TASK TO CARRY OUT:
Copy all the entries below exactly, but not the pictures.

SOURCE DATA:
— start —
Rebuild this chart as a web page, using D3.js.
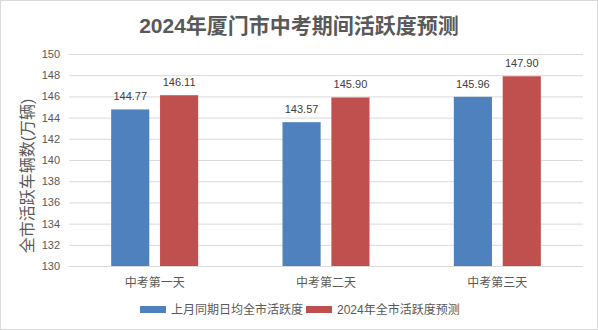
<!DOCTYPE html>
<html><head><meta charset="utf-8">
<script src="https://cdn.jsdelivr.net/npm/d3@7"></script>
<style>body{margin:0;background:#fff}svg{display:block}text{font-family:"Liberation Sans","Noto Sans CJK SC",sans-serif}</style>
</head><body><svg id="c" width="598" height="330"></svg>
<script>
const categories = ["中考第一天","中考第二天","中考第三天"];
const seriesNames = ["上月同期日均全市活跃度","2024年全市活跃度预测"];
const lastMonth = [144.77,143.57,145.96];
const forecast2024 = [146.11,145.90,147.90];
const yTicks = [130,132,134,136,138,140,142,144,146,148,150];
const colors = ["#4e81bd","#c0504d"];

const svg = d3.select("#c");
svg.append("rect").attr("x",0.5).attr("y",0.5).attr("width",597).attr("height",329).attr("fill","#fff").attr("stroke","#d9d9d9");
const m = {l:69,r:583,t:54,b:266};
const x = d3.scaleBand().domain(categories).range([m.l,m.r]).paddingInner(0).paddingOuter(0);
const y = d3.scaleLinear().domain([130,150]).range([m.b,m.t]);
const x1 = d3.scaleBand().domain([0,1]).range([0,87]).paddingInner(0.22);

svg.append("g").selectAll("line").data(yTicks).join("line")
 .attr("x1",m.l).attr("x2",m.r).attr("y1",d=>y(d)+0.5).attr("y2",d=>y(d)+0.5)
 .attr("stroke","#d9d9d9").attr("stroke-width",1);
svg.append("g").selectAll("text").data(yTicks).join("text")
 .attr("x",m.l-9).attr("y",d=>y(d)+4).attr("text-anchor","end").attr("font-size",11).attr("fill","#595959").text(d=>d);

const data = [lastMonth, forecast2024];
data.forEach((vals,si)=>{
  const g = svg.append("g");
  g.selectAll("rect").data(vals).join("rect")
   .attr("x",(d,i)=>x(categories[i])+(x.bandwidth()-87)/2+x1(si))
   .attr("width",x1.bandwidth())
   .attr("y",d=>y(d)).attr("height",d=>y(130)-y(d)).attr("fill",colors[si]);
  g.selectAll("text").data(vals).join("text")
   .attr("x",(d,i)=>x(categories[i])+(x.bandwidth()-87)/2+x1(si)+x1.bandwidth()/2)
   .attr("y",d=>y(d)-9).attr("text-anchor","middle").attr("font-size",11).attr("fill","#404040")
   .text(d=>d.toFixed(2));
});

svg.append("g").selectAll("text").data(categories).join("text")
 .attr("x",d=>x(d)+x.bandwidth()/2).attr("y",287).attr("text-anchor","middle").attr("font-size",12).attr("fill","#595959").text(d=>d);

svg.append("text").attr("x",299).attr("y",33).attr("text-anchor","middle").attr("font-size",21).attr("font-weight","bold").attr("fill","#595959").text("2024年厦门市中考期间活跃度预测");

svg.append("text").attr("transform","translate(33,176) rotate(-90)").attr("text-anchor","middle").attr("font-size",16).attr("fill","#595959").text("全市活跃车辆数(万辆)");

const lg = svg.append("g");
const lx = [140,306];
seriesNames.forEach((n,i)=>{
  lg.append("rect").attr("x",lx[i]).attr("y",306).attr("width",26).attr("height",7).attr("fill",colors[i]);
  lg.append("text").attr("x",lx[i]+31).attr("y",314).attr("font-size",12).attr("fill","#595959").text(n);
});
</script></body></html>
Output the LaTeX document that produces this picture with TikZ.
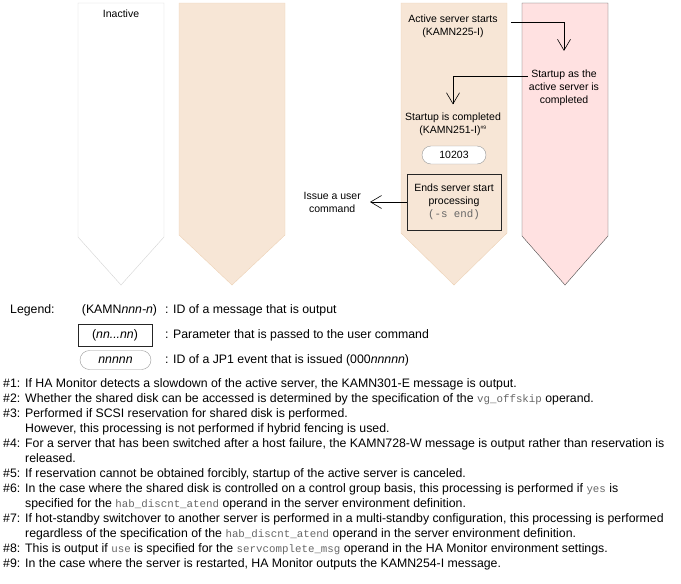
— end —
FULL SOLUTION:
Rebuild this chart as a web page, using D3.js.
<!DOCTYPE html>
<html><head><meta charset="utf-8">
<script src="https://cdn.jsdelivr.net/npm/d3@7"></script>
<style>body{margin:0;background:#fff}svg{display:block}text{font-family:"Liberation Sans","Noto Sans CJK SC",sans-serif}</style>
</head><body><svg id="c" width="598" height="330"></svg>
<script>
const categories = ["中考第一天","中考第二天","中考第三天"];
const seriesNames = ["上月同期日均全市活跃度","2024年全市活跃度预测"];
const lastMonth = [144.77,143.57,145.96];
const forecast2024 = [146.11,145.90,147.90];
const yTicks = [130,132,134,136,138,140,142,144,146,148,150];
const colors = ["#4e81bd","#c0504d"];

const svg = d3.select("#c");
svg.append("rect").attr("x",0.5).attr("y",0.5).attr("width",597).attr("height",329).attr("fill","#fff").attr("stroke","#d9d9d9");
const m = {l:69,r:583,t:54,b:266};
const x = d3.scaleBand().domain(categories).range([m.l,m.r]).paddingInner(0).paddingOuter(0);
const y = d3.scaleLinear().domain([130,150]).range([m.b,m.t]);
const x1 = d3.scaleBand().domain([0,1]).range([0,87]).paddingInner(0.22);

svg.append("g").selectAll("line").data(yTicks).join("line")
 .attr("x1",m.l).attr("x2",m.r).attr("y1",d=>y(d)+0.5).attr("y2",d=>y(d)+0.5)
 .attr("stroke","#d9d9d9").attr("stroke-width",1);
svg.append("g").selectAll("text").data(yTicks).join("text")
 .attr("x",m.l-9).attr("y",d=>y(d)+4).attr("text-anchor","end").attr("font-size",11).attr("fill","#595959").text(d=>d);

const data = [lastMonth, forecast2024];
data.forEach((vals,si)=>{
  const g = svg.append("g");
  g.selectAll("rect").data(vals).join("rect")
   .attr("x",(d,i)=>x(categories[i])+(x.bandwidth()-87)/2+x1(si))
   .attr("width",x1.bandwidth())
   .attr("y",d=>y(d)).attr("height",d=>y(130)-y(d)).attr("fill",colors[si]);
  g.selectAll("text").data(vals).join("text")
   .attr("x",(d,i)=>x(categories[i])+(x.bandwidth()-87)/2+x1(si)+x1.bandwidth()/2)
   .attr("y",d=>y(d)-9).attr("text-anchor","middle").attr("font-size",11).attr("fill","#404040")
   .text(d=>d.toFixed(2));
});

svg.append("g").selectAll("text").data(categories).join("text")
 .attr("x",d=>x(d)+x.bandwidth()/2).attr("y",287).attr("text-anchor","middle").attr("font-size",12).attr("fill","#595959").text(d=>d);

svg.append("text").attr("x",299).attr("y",33).attr("text-anchor","middle").attr("font-size",21).attr("font-weight","bold").attr("fill","#595959").text("2024年厦门市中考期间活跃度预测");

svg.append("text").attr("transform","translate(33,176) rotate(-90)").attr("text-anchor","middle").attr("font-size",16).attr("fill","#595959").text("全市活跃车辆数(万辆)");

const lg = svg.append("g");
const lx = [140,306];
seriesNames.forEach((n,i)=>{
  lg.append("rect").attr("x",lx[i]).attr("y",306).attr("width",26).attr("height",7).attr("fill",colors[i]);
  lg.append("text").attr("x",lx[i]+31).attr("y",314).attr("font-size",12).attr("fill","#595959").text(n);
});
</script></body></html>
Output the LaTeX document that produces this picture with TikZ.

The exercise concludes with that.